Lead senior counsel, CBRE Global Workplace Solutions, APAC | CBRE

Yusuf Dockrat
Lead senior counsel, CBRE Global Workplace Solutions, APAC | CBRE
Team Size: 8
What are the most significant cases, projects and/or transactions that you and/or your legal team have recently been involved in?
One of the most significant matters our legal team handled in the past year was the high-stakes, region-critical renewal of a multi-year contract for a global technology company, led out of APAC. The contract value exceeds US $250 million, underscoring its strategic importance both regionally and globally.
This renewal was not merely a roll-forward — it involved a comprehensive renegotiation of commercial and legal terms following multiple policy changes by the client, including the rollout of a new global procurement template and expanded service scope across multiple jurisdictions.
Our team worked closely with cross-functional stakeholders, including finance and operations, to ensure that the contract structure aligned with both client expectations and CBRE’s risk appetite.
The negotiation process required balancing global consistency with regional nuance, and our ability to lead from APAC while coordinating with global counterparts demonstrated the strength and agility of our team. The successful execution of this renewal not only secured a critical revenue stream but also reinforced CBRE’s position as a trusted strategic partner to one of the world’s leading technology companies.
How do you approach managing legal aspects during periods of instability or crisis to ensure the organisation’s resilience?

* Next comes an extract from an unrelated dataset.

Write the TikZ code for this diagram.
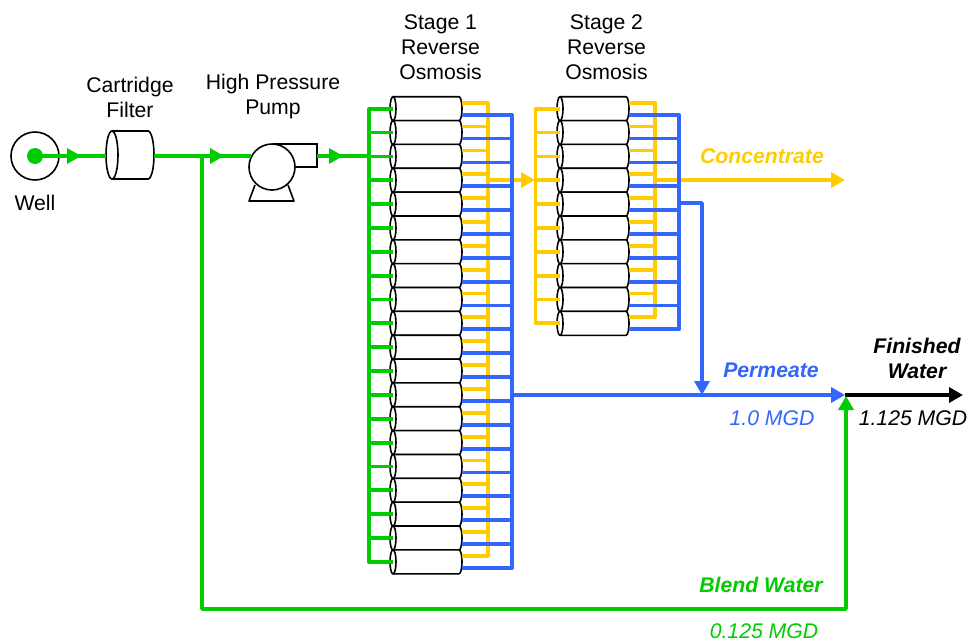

During periods of instability or crisis, my approach centres on maintaining clear and regular communication — both within the legal team and with key business stakeholders. I make a conscious effort to remain available and approachable, ensuring that colleagues feel supported and confident in seeking legal guidance when needed.
Equally important is ensuring that all members of the legal team are aligned. This allows us to maintain consistency in our advice and messaging, and to respond swiftly and cohesively to emerging issues. By fostering a collaborative and communicative environment, we are able to navigate uncertainty with clarity and confidence, helping the organisation remain resilient and responsive.
How do you approach managing legal aspects during periods of instability or crisis to ensure the organisation’s resilience?
While it is often said — and worth repeating — that a modern in-house counsel must be more than a legal adviser, the statement remains true. A successful in-house lawyer must act as a strategic partner and business enabler. Key attributes include:
Commercial acumen: Understanding the business drivers behind legal decisions.
Agility: Adapting quickly as the business evolves and as regulatory or market conditions change.
Communication skills: Translating complex legal concepts into clear, practical advice.
Tech-savviness: Leveraging digital tools to enhance efficiency and insight.
Empathy and leadership: Building trust across teams and mentoring junior lawyers.
These qualities enable in-house counsel to contribute meaningfully to both risk mitigation and value creation.
Have you had any experiences during your career as a lawyer that stand out as particularly unique or interesting?
One particularly unique and high-pressure experience in a previous role stands out. It involved completing a strategic M&A disposal under an aggressive timeline, driven by the imminent risk of sanctions being imposed on a joint-venture partner in a country that had recently undergone a military coup.
The urgency of the situation meant that the deal was less about perfecting every detail and more about execution and risk mitigation. Remaining in a joint-venture relationship with a sanctioned entity would have exposed the company to significant legal, reputational and operational risks. As such, the priority was to exit swiftly and cleanly — even if that meant accepting certain commercial and legal imperfections in the deal structure, including implementing prior to regulatory approval.
Navigating this disposal required rapid coordination across internal teams, external counsel and regulatory advisers, often under conditions of limited visibility and evolving geopolitical developments. It was a stark reminder that legal strategy must sometimes pivot from precision to pragmatism, particularly when the stakes involve potential sanctions and geopolitical instability.
Being in a joint venture with a sanctioned party can affect banks’ willingness to do business with other entities in the company’s group and can have an outsized impact on operations.
The successful completion of the transaction not only protected the company from serious downstream risks but also demonstrated the legal team’s ability to act decisively under pressure — balancing legal integrity with commercial urgency.